Harold Stanley Ruse, MA, DSc, FRSE (12 February 1905 – 20 October 1974) was an English mathematician, noteworthy for the development of the concept of locally harmonic spaces. He was Professor of Pure Mathematics at the University of Leeds.[1] [2] [3]
Ruse was born in Hastings, Sussex in 1905, the son of Frederick Ruse, a greengrocer and his wife, Lydia.[4] He was educated at Hastings Grammar School and then studied Mathematics at Jesus College, Oxford, graduating with the degree of BA (later converted to MA). In 1927 he went to the University of Edinburgh as a Bruce of Grangehill research scholar. He was awarded the degree of DSc by Edinburgh five years later.[5] [6]
Ruse remained at Edinburgh where he was appointed lecturer in mathematics in 1928. Additionally, he spent the academic year 1933–34 as a Rockefeller Research Fellow at Princeton University. He was to return to Princeton again in 1952–53.[7]
Ruse became Professor of Mathematics at University College, Southampton (now the University of Southampton) in 1937 and in 1946 was appointed Professor of Pure Mathematics at the University of Leeds. At Leeds he was Head of the Department of Mathematics from 1948 to 1968 and then Chairman of the School of Mathematics from 1968 to 1970 when he retired as emeritus professor.[8]

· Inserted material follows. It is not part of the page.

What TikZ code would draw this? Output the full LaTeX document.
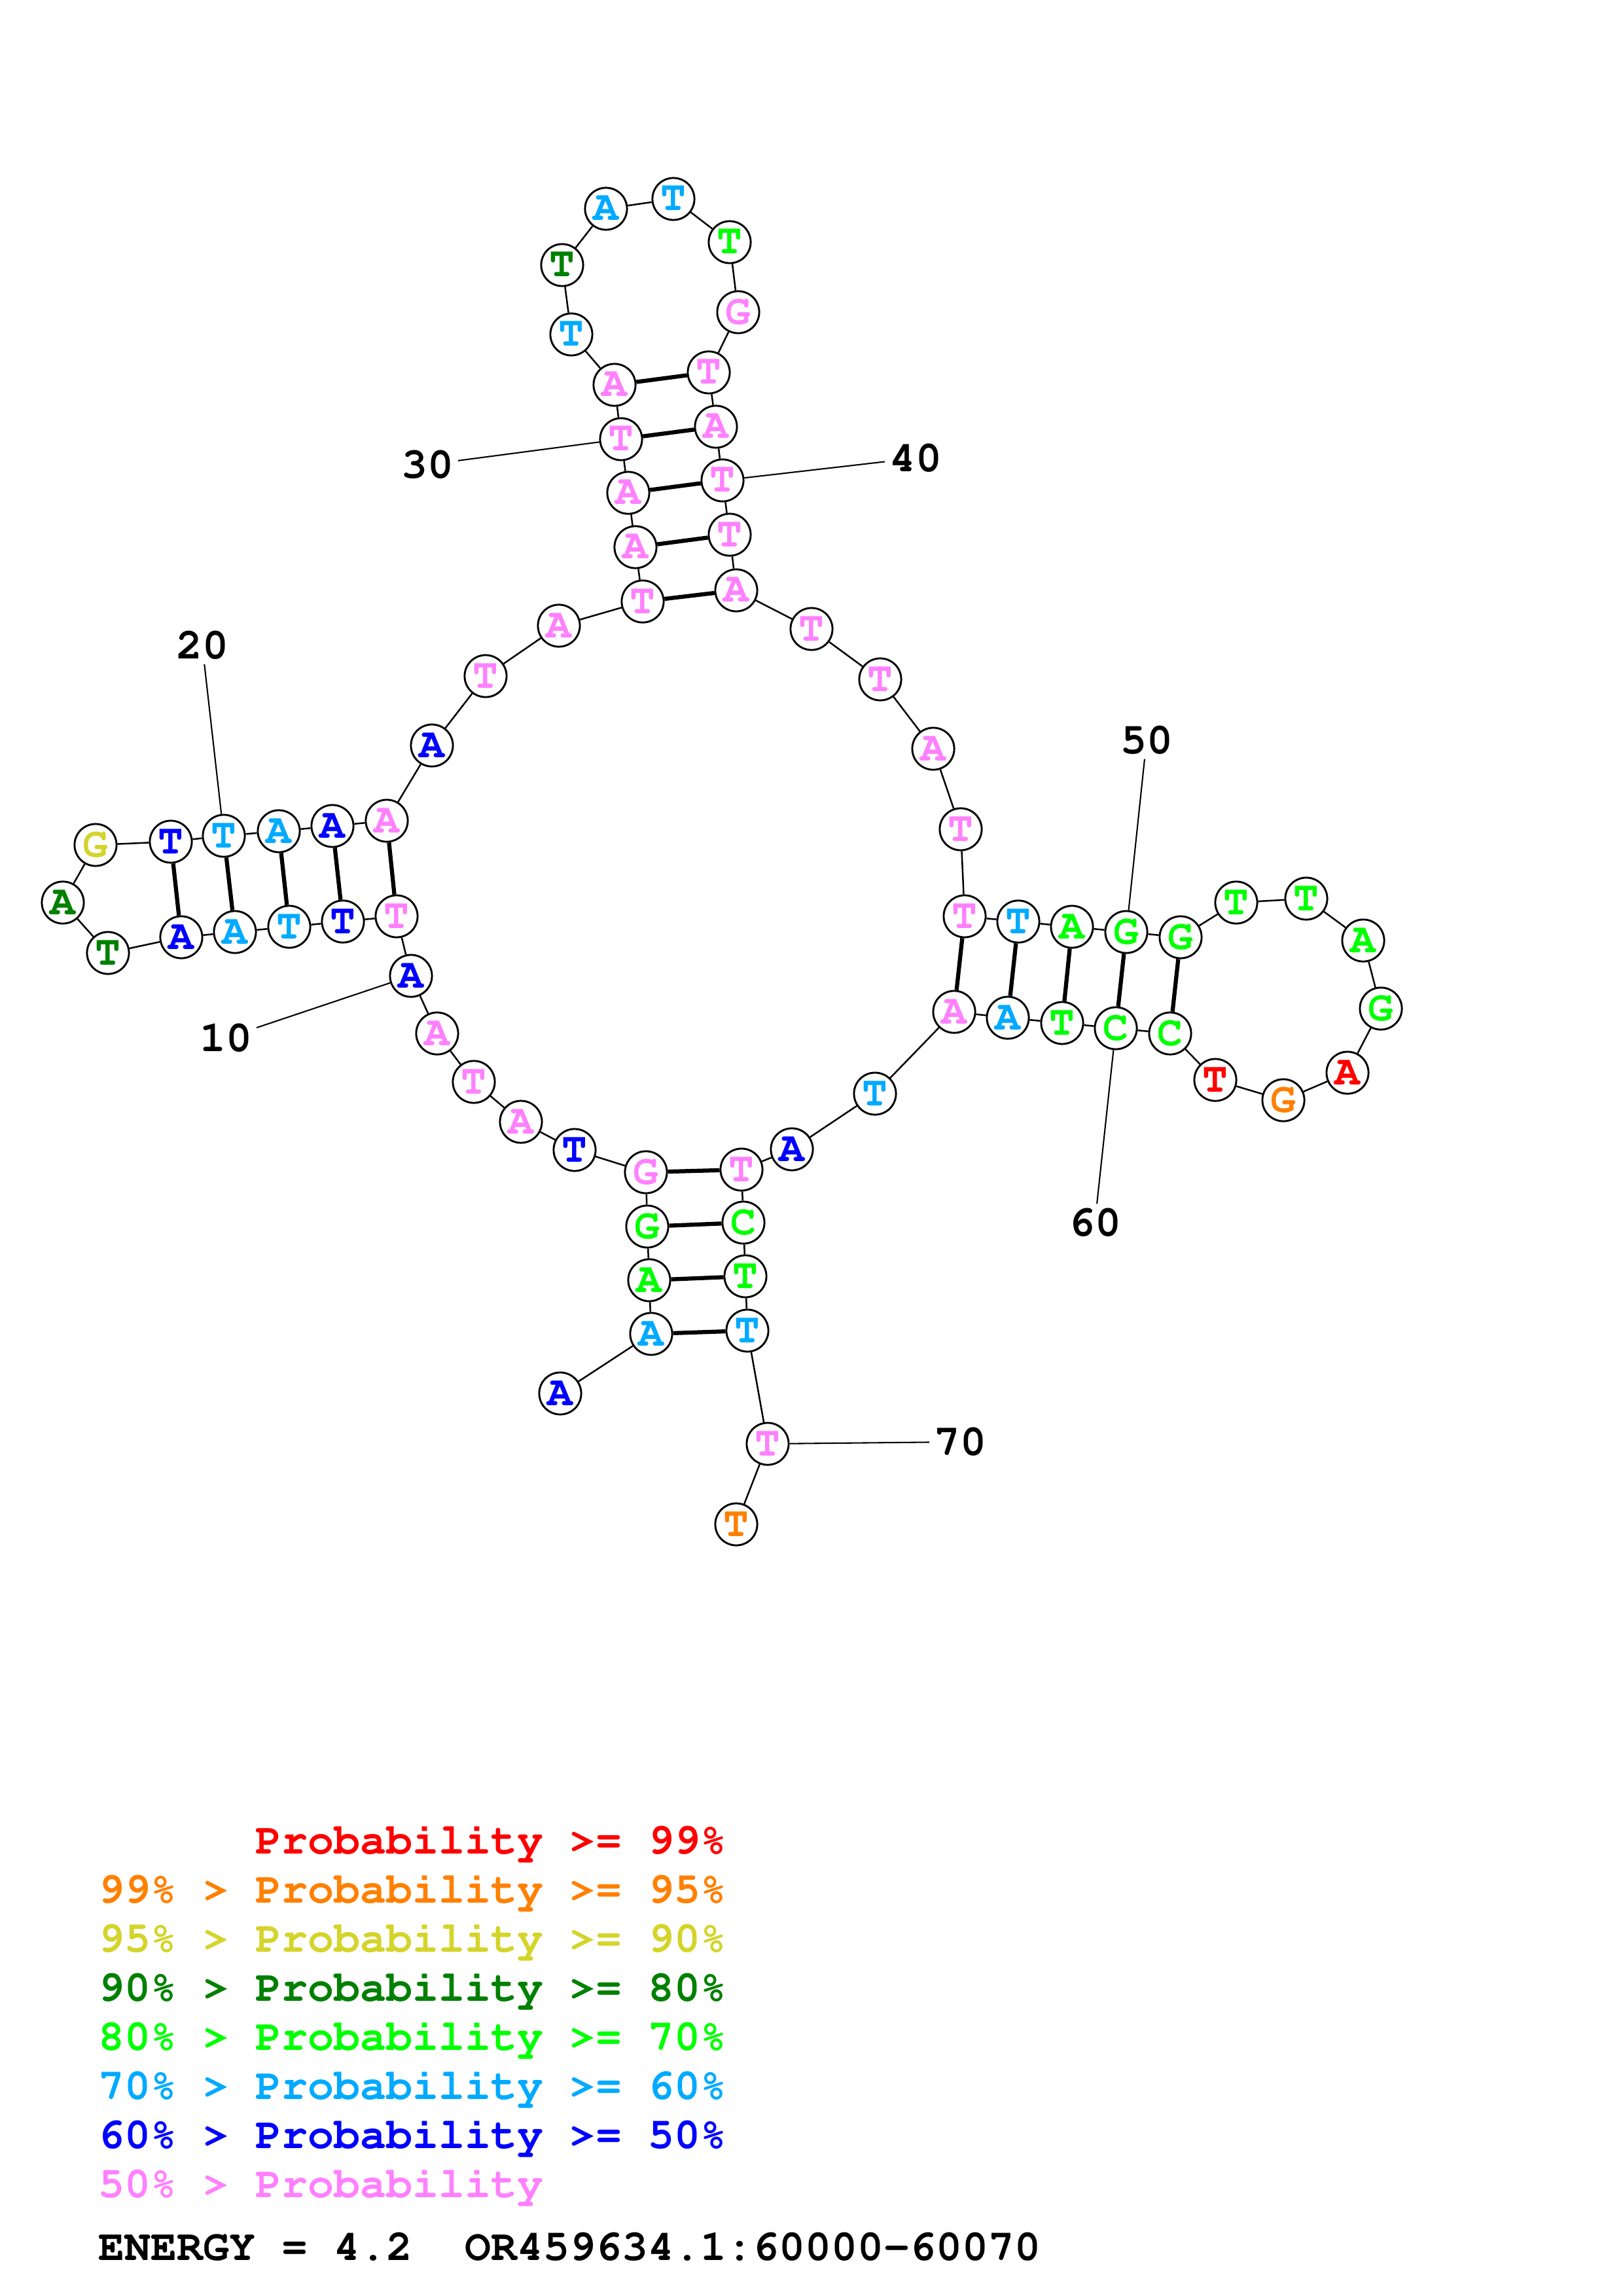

Ruse was a member of the Edinburgh Mathematical Society from 1927, the Society's secretary from 1930 to 1933 and its president for one year from 1935 to 1936. He became a member of the London Mathematical Society in 1929, a member of its Council from 1938 to 1945 and its vice-president for one year from 1942 to 1943.[7]
In 1931 Ruse was elected a Fellow of the Royal Society of Edinburgh (FRSE). His proposers were Sir Edmund Taylor Whittaker, Sir Charles Galton Darwin, Edward Thomas Copson and Charles Glover Barkla.[9]
The RSE awarded him the Keith Medal for an outstanding scientific paper published during 1935–1937 in the RSE's scientific journals.[10]
He was an Invited Speaker of the ICM in 1936 in Oslo.
Ruse died suddenly in Leeds in 1974 at the age of 69. On the day before his death he had attended an algebra seminar at the university. He was unmarried and had no children.